▶ _WORKING DATA_
▼

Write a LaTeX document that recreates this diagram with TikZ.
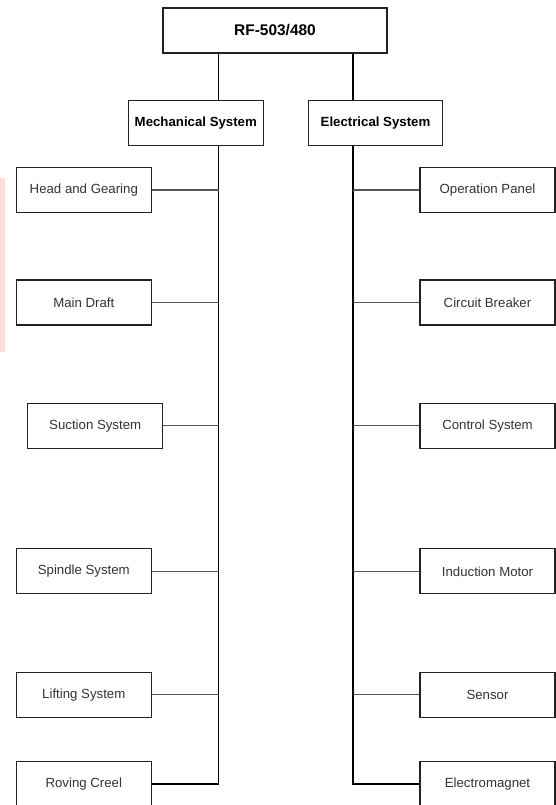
\documentclass[tikz,border=0pt]{standalone}
\usepackage{fontspec}
\setmainfont{Liberation Sans}
\usepackage{xcolor}
\definecolor{ink}{HTML}{222222}
\definecolor{label}{HTML}{333333}
\definecolor{wire}{HTML}{555555}
\definecolor{blush}{HTML}{FFDCDC}
\usepackage{tikz}
\usetikzlibrary{positioning, calc}

\begin{document}
\begin{tikzpicture}[
    x=0.03cm, y=-0.03cm,
    font=\fontsize{11.3}{13}\selectfont,
    part/.style={draw=ink, line width=0.9pt, fill=white, minimum width=4.05cm, minimum height=1.35cm, inner sep=0pt, align=center, text=label},
    group/.style={part, font=\fontsize{11.3}{13}\selectfont\bfseries, text=black},
    wire/.style={draw=wire, line width=0.9pt},
    trunk/.style={draw=black, line width=0.9pt}
]
\useasboundingbox (0,0) rectangle (555,805);

% ── Margin mark ──
\fill[blush] (0,178) rectangle (5,352);

% ── Top ──
\node[group, minimum width=6.72cm, font=\fontsize{13.2}{15}\selectfont\bfseries] (root) at (275,30.5) {RF-503/480};

% ── Branches ──
\node[group] (mech) at (195.8,122.8) {Mechanical System};
\node[group, minimum width=4.03cm] (elec) at (375.5,122.8) {Electrical System};

\coordinate (mtr) at (218.5,0);
\coordinate (etr) at (353,0);

% ── Mechanical parts ──
\node[part] (hg) at (83.8,190) {Head and Gearing};
\node[part] (md) at (83.8,302.5) {Main Draft};
\node[part] (ss) at (95.2,425.8) {Suction System};
\node[part] (sp) at (83.8,571.3) {Spindle System};
\node[part] (ls) at (83.8,694.8) {Lifting System};
\node[part] (rc) at (83.8,784) {Roving Creel};

% ── Electrical parts ──
\node[part] (op) at (487.5,190) {Operation Panel};
\node[part] (cb) at (487.5,302.5) {Circuit Breaker};
\node[part] (cs) at (487.5,425.8) {Control System};
\node[part] (im) at (487.5,571.3) {Induction Motor};
\node[part] (sn) at (487.5,694.8) {Sensor};
\node[part] (em) at (487.5,784) {Electromagnet};

% ── Connectors ──
\draw[trunk] (root.south -| mtr) -- (mech.north -| mtr);
\draw[trunk] (root.south -| etr) -- (elec.north -| etr);
\draw[trunk] (mech.south -| mtr) |- (rc.east);
\draw[trunk] (elec.south -| etr) |- (em.west);

\foreach \p in {hg, md, ss, sp, ls}
    \draw[wire] (\p.east) -- (\p.east -| mtr);
\foreach \p in {op, cb, cs, im, sn}
    \draw[wire] (\p.west) -- (\p.west -| etr);
\end{tikzpicture}
\end{document}
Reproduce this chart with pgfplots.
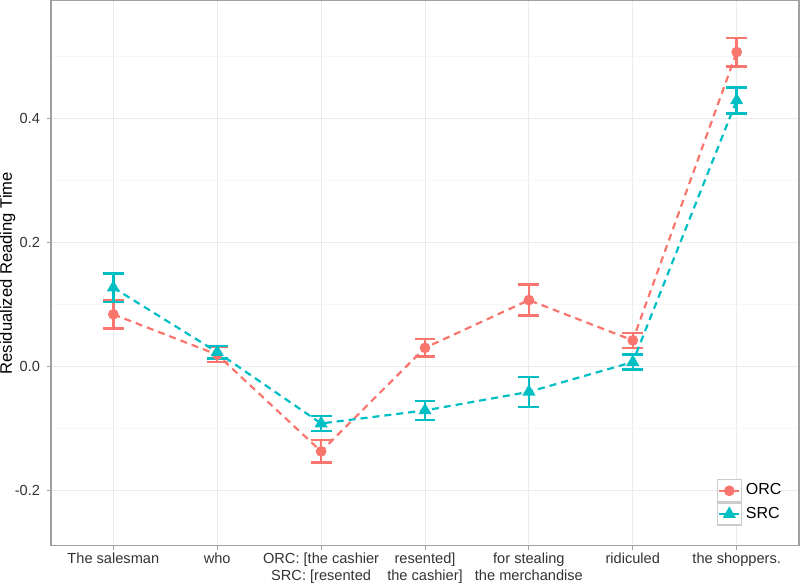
\documentclass[border=0pt]{standalone}
\usepackage{pgfplots}
\pgfplotsset{compat=1.18}
\usepackage{pgfplotstable}
\usepackage{fontspec}
\setmainfont{Liberation Sans}
\usetikzlibrary{calc}

\definecolor{orc}{HTML}{F8766D}
\definecolor{src}{HTML}{00BFC4}
\definecolor{gridmaj}{HTML}{EBEBEB}
\definecolor{gridmin}{HTML}{F7F7F7}
\definecolor{frame}{HTML}{A0A0A0}

% position, mean, half width of the error bar
\pgfplotstableread{
x y err
1 0.084 0.023
2 0.019 0.012
3 -0.137 0.018
4 0.030 0.014
5 0.107 0.025
6 0.042 0.012
7 0.507 0.023
}\orcdata

\pgfplotstableread{
x y err
1 0.127 0.023
2 0.023 0.010
3 -0.092 0.012
4 -0.071 0.015
5 -0.041 0.024
6 0.007 0.012
7 0.429 0.021
}\srcdata

\begin{document}
\begin{tikzpicture}
\begin{axis}[
    name=ax,
    scale only axis,
    width=374pt, height=272.5pt,
    xmin=0.4, xmax=7.6,
    ymin=-0.289, ymax=0.590,
    xtick={1,2,3,4,5,6,7},
    xticklabels={The salesman, who, {ORC: [the cashier\\SRC: [resented}, {resented]\\the cashier]}, {for stealing\\the merchandise}, ridiculed, the shoppers.},
    xticklabel style={align=center, font=\fontsize{7.3}{8.2}\selectfont, text=black!80, yshift=1.8pt},
    ytick={-0.2,0,0.2,0.4},
    yticklabels={-0.2,0.0,0.2,0.4},
    minor ytick={-0.1,0.1,0.3,0.5},
    yticklabel style={font=\fontsize{7.3}{8.2}\selectfont, text=black!80},
    grid=both,
    major grid style={gridmaj, line width=0.5pt},
    minor grid style={gridmin, line width=0.5pt},
    axis line style={frame, line width=0.6pt},
    tick style={frame, line width=0.5pt},
    tick align=outside,
    major tick length=2pt,
    minor tick length=0pt,
    xtick pos=bottom, ytick pos=left,
    ylabel={Residualized Reading Time},
    ylabel style={at={(rel axis cs:-0.058,0.5)}, anchor=center, font=\fontsize{8.3}{10}\selectfont},
    legend style={at={(0.890,0.0367)}, anchor=south west, draw=none, fill=white,
        inner sep=0pt, outer sep=0pt, column sep=2pt,
        nodes={inner sep=0pt, font=\fontsize{8}{9}\selectfont}},
    legend cell align=left,
    legend image code/.code={
        \draw[black!20, fill=white, solid, line width=0.6pt] (0pt,-5.5pt) rectangle (12pt,5.5pt);
        \draw[mark repeat=2, mark phase=2, #1, solid] plot coordinates {(1pt,0pt) (6pt,0pt) (11pt,0pt)};
    },
]
\addplot[orc, line width=1.1pt, dash pattern=on 3.5pt off 2.5pt,
    mark=*, mark size=2.1pt, mark options={solid, fill=orc},
    error bars/.cd, y dir=both, y explicit,
    error bar style={solid, line width=1.2pt, orc},
    error mark options={rotate=90, mark size=5.2pt, line width=1.2pt, orc}]
    table[x=x, y=y, y error=err] {\orcdata};
\addlegendentry{ORC}
\addplot[src, line width=1.1pt, dash pattern=on 3.5pt off 2.5pt,
    mark=triangle*, mark size=2.7pt, mark options={solid, fill=src},
    error bars/.cd, y dir=both, y explicit,
    error bar style={solid, line width=1.2pt, src},
    error mark options={rotate=90, mark size=5.2pt, line width=1.2pt, src}]
    table[x=x, y=y, y error=err] {\srcdata};
\addlegendentry{SRC}
\end{axis}
\pgfresetboundingbox
\path ($(ax.south west)+(-25.5pt,-20pt)$) rectangle ($(ax.north east)+(0.5pt,0.3pt)$);
\end{tikzpicture}
\end{document}
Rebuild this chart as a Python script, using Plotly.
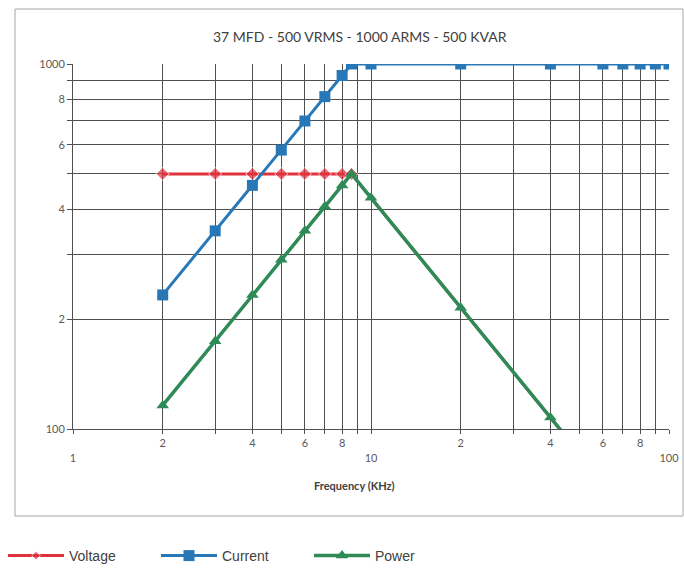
import plotly.graph_objects as go

# ---- data ----
volt_freq = [2, 3, 4, 5, 6, 7, 8, 8.6, 10, 20, 40, 60]
volt_vals = [500, 500, 500, 500, 500, 500, 500, 500, 430, 215, 107.5, 71.7]

curr_freq = [2, 3, 4, 5, 6, 7, 8, 8.6, 10, 20, 40, 60, 70, 80, 90, 100]
curr_vals = [233, 349, 465, 581, 698, 814, 930, 1000, 1000, 1000, 1000, 1000, 1000, 1000, 1000, 1000]

pow_freq = [2, 3, 4, 5, 6, 7, 8, 8.6, 10, 20, 40, 60]
pow_vals = [116, 174, 233, 291, 349, 407, 465, 500, 430, 215, 107.5, 71.7]

x_grid = [1, 2, 3, 4, 5, 6, 7, 8, 9, 10, 20, 30, 40, 50, 60, 70, 80, 90, 100]
x_text = ["<br>1", "2", "", "4", "", "6", "", "8", "", "<br>10", "2", "", "4", "", "6", "", "8", "", "<br>100"]
y_grid = [100, 200, 300, 400, 500, 600, 700, 800, 900, 1000]
y_text = ["100", "2", "", "4", "", "6", "", "8", "", "1000"]

title_text = "37 MFD - 500 VRMS - 1000 ARMS - 500 KVAR"
x_title = "Frequency (KHz)"

RED = "#e0313c"
BLUE = "#2878b8"
GREEN = "#2e8b57"

# voltage markers only on the flat (rated) part; the falling part lies under the power line
volt_sizes = [10 if v >= max(volt_vals) else 0 for v in volt_vals]

fig = go.Figure()
fig.add_trace(go.Scatter(x=volt_freq, y=volt_vals, name="Voltage", mode="lines+markers",
                         line=dict(color=RED, width=3),
                         marker=dict(symbol="diamond", size=volt_sizes, color=RED)))
fig.add_trace(go.Scatter(x=curr_freq, y=curr_vals, name="Current", mode="lines+markers",
                         line=dict(color=BLUE, width=3),
                         marker=dict(symbol="square", size=11, color=BLUE)))
fig.add_trace(go.Scatter(x=pow_freq, y=pow_vals, name="Power", mode="lines+markers",
                         line=dict(color=GREEN, width=3.5),
                         marker=dict(symbol="triangle-up", size=11, color=GREEN)))

L, R, T, B = 73, 669, 64, 429
W, H = 684, 569
pw, ph = R - L, B - T

def px(xp):
    return (xp - L) / pw

def py(yp):
    return (B - yp) / ph

tick_font = dict(family="Lato, Open Sans, sans-serif", size=11, color="#595959")

fig.update_layout(
    width=W, height=H,
    margin=dict(l=L, r=W - R, t=T, b=H - B, autoexpand=False),
    paper_bgcolor="white", plot_bgcolor="white",
    showlegend=True,
    legend=dict(orientation="h", x=px(3), y=py(556), xanchor="left", yanchor="middle",
                font=dict(family="Liberation Sans, Arial, sans-serif", size=14, color="#404040"),
                itemwidth=56, entrywidth=82, entrywidthmode="pixels", bgcolor="rgba(0,0,0,0)"),
    xaxis=dict(type="log", range=[0, 2], tickvals=x_grid, ticktext=x_text,
               showgrid=True, gridcolor="#505050", gridwidth=1,
               ticks="outside", ticklen=4, tickcolor="#505050",
               showline=True, linecolor="#505050", linewidth=1,
               tickfont=tick_font, zeroline=False, automargin=False),
    yaxis=dict(type="log", range=[2, 3], tickvals=y_grid, ticktext=y_text,
               showgrid=True, gridcolor="#505050", gridwidth=1,
               ticks="outside", ticklen=5, tickcolor="#505050",
               showline=True, linecolor="#505050", linewidth=1,
               tickfont=tick_font, zeroline=False, automargin=False),
    shapes=[dict(type="rect", xref="paper", yref="paper",
                 x0=px(15), x1=px(683), y0=py(516), y1=py(9),
                 line=dict(color="#a6a6a6", width=1), fillcolor="rgba(0,0,0,0)", layer="below")],
    annotations=[
        dict(text=title_text, xref="paper", yref="paper", x=px(360), y=py(37),
             xanchor="center", yanchor="middle", showarrow=False,
             font=dict(family="Lato, Open Sans, sans-serif", size=14, color="#404040")),
        dict(text="<b>" + x_title + "</b>", xref="paper", yref="paper", x=px(354), y=py(486),
             xanchor="center", yanchor="middle", showarrow=False,
             font=dict(family="Lato, Open Sans, sans-serif", size=11, color="#404040")),
    ],
)

fig.write_html("out.html", config={"displayModeBar": False},
               post_script="document.body.style.margin='0';document.body.style.overflow='hidden';")
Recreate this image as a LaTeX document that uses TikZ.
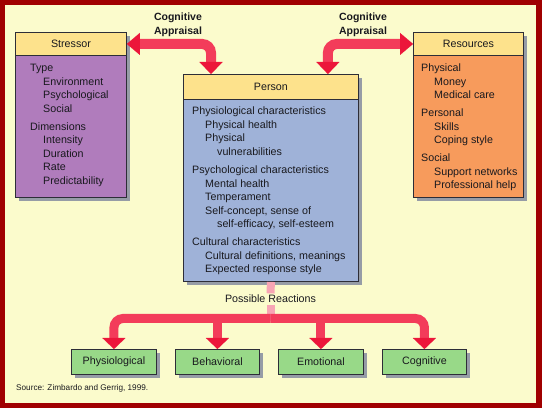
\documentclass[tikz,border=0pt]{standalone}
\usepackage{fontspec}
\setmainfont{Liberation Sans}
\usetikzlibrary{arrows.meta,shadows}
\definecolor{framec}{RGB}{160,0,0}
\definecolor{bgc}{RGB}{251,251,204}
\definecolor{hdrc}{RGB}{253,226,140}
\definecolor{purp}{RGB}{176,124,188}
\definecolor{bluec}{RGB}{159,178,216}
\definecolor{orangec}{RGB}{247,155,92}
\definecolor{greenc}{RGB}{152,217,136}
\definecolor{bordc}{RGB}{45,45,55}
\definecolor{shadc}{RGB}{150,156,166}
\definecolor{arrc}{RGB}{243,60,90}
\definecolor{tipc}{RGB}{236,22,58}
\definecolor{pinkc}{RGB}{248,165,180}
\definecolor{txtc}{RGB}{25,25,30}
\tikzset{
  boxbody/.style={draw=bordc, line width=0.9pt, anchor=north west, inner sep=0pt,
    drop shadow={shadow xshift=4pt, shadow yshift=-4pt, fill=shadc, opacity=1}},
  hdr/.style={draw=bordc, fill=hdrc, line width=0.9pt, anchor=north west, inner sep=0pt,
    font=\fontsize{10.7}{12}\selectfont, text=txtc},
  txt/.style={anchor=base west, inner sep=0pt, font=\fontsize{10.7}{12}\selectfont, text=txtc},
  reac/.style={draw=bordc, fill=greenc, line width=0.9pt, anchor=north west, inner sep=0pt,
    minimum height=25pt, font=\fontsize{10.7}{12}\selectfont, text=txtc,
    drop shadow={shadow xshift=4pt, shadow yshift=-4pt, fill=shadc, opacity=1}},
  bigarrow/.style={draw=arrc, line width=10pt, rounded corners=9pt,
    {Triangle[length=13pt,width=22pt,line width=0.01pt,fill=tipc,color=tipc]}-{Triangle[length=12pt,width=23pt,line width=0.01pt,fill=tipc,color=tipc]}},
  downarrow/.style={draw=arrc, line width=9pt, rounded corners=9pt,
    -{Triangle[length=11pt,width=23pt,line width=0.01pt,fill=tipc,color=tipc]}},
  pinkline/.style={draw=pinkc, line width=8pt},
  lbl/.style={inner sep=0pt, font=\fontsize{10.5}{14}\selectfont\bfseries, align=center, text=txtc},
}
\begin{document}
\begin{tikzpicture}[x=1pt,y=-1pt]
\useasboundingbox (0,0) rectangle (542,409);
\draw[line width=5.5pt, draw=framec, fill=bgc] (2.5,2.5) rectangle (539,405.5);

% boxes
\node[boxbody, fill=purp, minimum width=111pt, minimum height=165pt] (stressor) at (15,32) {};
\node[hdr, minimum width=111pt, minimum height=23pt] (stressorH) at (15,32) {Stressor};
\node[boxbody, fill=bluec, minimum width=175pt, minimum height=207pt] (person) at (183,74) {};
\node[hdr, minimum width=175pt, minimum height=25pt] (personH) at (183,74) {Person};
\node[boxbody, fill=orangec, minimum width=110pt, minimum height=165pt] (resources) at (413,32) {};
\node[hdr, minimum width=110pt, minimum height=23pt] (resourcesH) at (413,32) {Resources};

% texts
\foreach \t/\x/\y [count=\i] in {Type/30/72, Environment/43/85.5, Psychological/43/99, Social/43/112.5,
  Dimensions/30/130.5, Intensity/43/144, Duration/43/157.5, Rate/43/171, Predictability/43/184.5}
  \node[txt] (st\i) at (\x,\y) {\t};
\foreach \t/\x/\y [count=\i] in {Physical/421/72, Money/434/85.5, Medical care/434/99,
  Personal/421/117, Skills/434/130.5, Coping style/434/144,
  Social/421/162, Support networks/434/175.5, Professional help/434/189}
  \node[txt] (rs\i) at (\x,\y) {\t};
\foreach \t/\x/\y [count=\i] in {Physiological characteristics/192/115, Physical health/205/128.5,
  Physical/205/142, vulnerabilities/217/155.5,
  Psychological characteristics/192/174, Mental health/205/187.5, Temperament/205/201,
  {Self-concept, sense of}/205/214.5, {self-efficacy, self-esteem}/217/228,
  Cultural characteristics/192/246, {Cultural definitions, meanings}/205/259.5,
  Expected response style/205/273}
  \node[txt] (ps\i) at (\x,\y) {\t};

% reactions
\node[reac, minimum width=85pt] (g1) at (71,349) {Physiological};
\node[reac, minimum width=84pt] (g2) at (175,349) {Behavioral};
\node[reac, minimum width=85pt] (g3) at (278,349) {Emotional};
\node[reac, minimum width=84pt] (g4) at (382,349) {Cognitive};

% labels
\node[lbl] (ca1) at (178,25) {Cognitive\\Appraisal};
\node[lbl] (ca2) at (363,25) {Cognitive\\Appraisal};
\node[inner sep=1.5pt, font=\fontsize{10.7}{12}\selectfont, text=txtc] (pr) at (270.5,299) {Possible Reactions};
\node[anchor=base west, inner sep=0pt, font=\fontsize{8.2}{10}\selectfont, text=txtc] (src) at (16,391) {Source: Zimbardo and Gerrig, 1999.};

% top arrows
\draw[bigarrow] (stressorH.east) -| ([xshift=28pt]person.north west);
\draw[bigarrow] (resourcesH.west) -| ([xshift=-31pt]person.north east);

% bottom connectors
\coordinate (j) at (270.5,318.5);
\draw[pinkline] (person.south) -- (pr.north);
\draw[pinkline] (pr.south) -- ([yshift=-3pt]j);
\draw[downarrow] (j) -| (g1.north);
\draw[downarrow] (j) -| (g4.north);
\draw[downarrow] (g2.north |- j) -- (g2.north);
\draw[downarrow] (g3.north |- j) -- (g3.north);
\end{tikzpicture}
\end{document}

▲

▶ _REQUIREMENT_
Pictures are excluded; extract exactly the lines from the start of the data through the line that holds "(etr) at (353,0);", both ends included.

▶ _ANSWER TO THE EXERCISE_
Write a LaTeX document that recreates this diagram with TikZ.
\documentclass[tikz,border=0pt]{standalone}
\usepackage{fontspec}
\setmainfont{Liberation Sans}
\usepackage{xcolor}
\definecolor{ink}{HTML}{222222}
\definecolor{label}{HTML}{333333}
\definecolor{wire}{HTML}{555555}
\definecolor{blush}{HTML}{FFDCDC}
\usepackage{tikz}
\usetikzlibrary{positioning, calc}

\begin{document}
\begin{tikzpicture}[
    x=0.03cm, y=-0.03cm,
    font=\fontsize{11.3}{13}\selectfont,
    part/.style={draw=ink, line width=0.9pt, fill=white, minimum width=4.05cm, minimum height=1.35cm, inner sep=0pt, align=center, text=label},
    group/.style={part, font=\fontsize{11.3}{13}\selectfont\bfseries, text=black},
    wire/.style={draw=wire, line width=0.9pt},
    trunk/.style={draw=black, line width=0.9pt}
]
\useasboundingbox (0,0) rectangle (555,805);

% ── Margin mark ──
\fill[blush] (0,178) rectangle (5,352);

% ── Top ──
\node[group, minimum width=6.72cm, font=\fontsize{13.2}{15}\selectfont\bfseries] (root) at (275,30.5) {RF-503/480};

% ── Branches ──
\node[group] (mech) at (195.8,122.8) {Mechanical System};
\node[group, minimum width=4.03cm] (elec) at (375.5,122.8) {Electrical System};

\coordinate (mtr) at (218.5,0);
\coordinate (etr) at (353,0);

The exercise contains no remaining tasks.